Public sector unions are bad public policy in theory, let alone in practice, because they do not result in, “mutual agreement and cooperation,” as Guest Room stated, but instead bind future taxpayers to foot bills they never agreed to and cannot amend without overcoming significant hurdles. In contrast to private sector unions, public sector unions place the union on both sides of the bargaining table, effectively making them a monopoly. They elect, lobby and finance the very politicians who negotiate the union agreement. The result is retirement benefits collected as early as 55, with miniscule employee contributions, a guaranteed rate of return usually around eight percent regardless of investments, largely paid for by taxpayers. I want decent benefits for teachers and sanitation workers as much as the next guy, but this is simply unfair.

Make no mistake, taxpayers do pay. In 2009, the Wisconsin Retirement System received $1.37 billion in contributions from employers (state and local government) and employees (teachers, general employees, elected officials, etc.). Of this $1.37 billion, employees contributed just 12 percent. Taxpayers were responsible for the rest. In addition to the problem of finances, public union collective bargaining agreements CBA create heavy burdens for localities, which is the chief reason Gov. Walker of Wisconsin has rightly pushed to eliminate the practice. In many instances, towns and school districts are forced to pay CBA benefits implemented by the state, as is often the case with NYC. Lastly, Guest Room argued that eliminating collective bargaining rights for public employees is, “punishing the lower classes and eliminating their rights.” Unionized state and local employees earn 20-30 percent more than their non-unionized counterparts, so if they are “low class” then their non-unionized brethren must be the bottom of the barrel. Also, I cannot recall learning about a right, Constitutional or natural, to collectively bargain.

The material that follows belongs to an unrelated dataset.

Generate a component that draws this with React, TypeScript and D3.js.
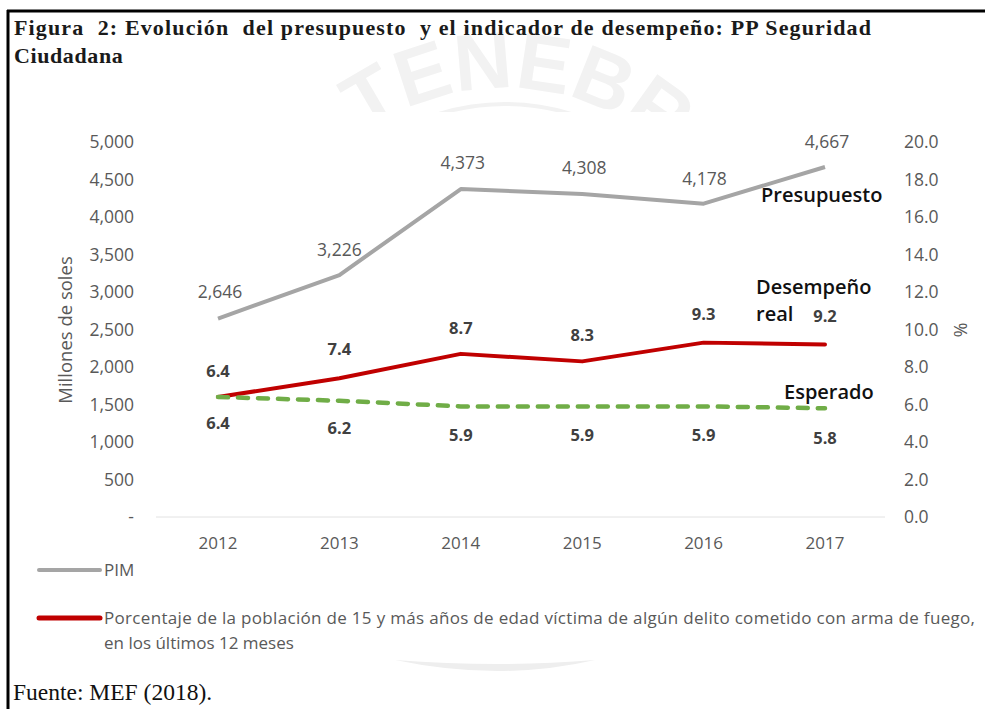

Guest Room’s naïve answer to the budget problems is increasing taxes on the wealthiest five percent of taxpayers. Despite the compelling regurgitation of Paul Krugman’s — everybody’s favorite liber… I mean economist — column, raising taxes sounds better than it is. Some numbers from 2008 IRS data illustrate the full story. The top five percent represents seven million tax filers (more than seven million people) who had annual incomes of at least $159,619. It is true that this top five percent had about 40 percent of the U.S. income in 2008 (35.75 percent to be exact). Yet, in 2008 these seven million filers paid nearly 60 percent of all personal income taxes.

A back of the envelope calculation shows that taxes as they currently stand are not an insignificant expenditures for these “wealthy Americans.”  A NYC resident (I think many Cornellians will one day hold this label) pays federal, state and city tax on personal income. Using an income of $159,619, an individual can expect to pay 34 percent of this in taxes. Of course this is a rough estimate and does not include certain changes and credits, but nor does it include other taxes such as a payroll and property. Would it be appropriate for five percent of Cornellians to pay 60 percent of all tuition dollars? I tend to think not.

Despite what Guest Room asserts, there are no easy answers to the state and federal budget problems. However, it can be done without raising income taxes on the “wealthiest.” Just ask New York’s Democratic Gov. Andrew Cuomo, who rejected calls to reinstitute higher tax rates, yet still balanced the budget. Either budgets will be broken, or the culture of costly dependency on government programs will be broken. Rather than raise taxes, which would only give more money to an already bloated government that contributes negatively to U.S. productivity, policymakers should reform the tax code, thereby lowering rates but eliminating many loopholes and carve-outs. They should also aim for efficiency gains from government, such as eliminating local mandates, allowing for local experimentation and aligning incentives through increased information and less hampering regulation. This is anathema, however, to those who consider themselves progressive because they advocate the easy answer of more redistribution, and avoid the tough question of how systems can be changed.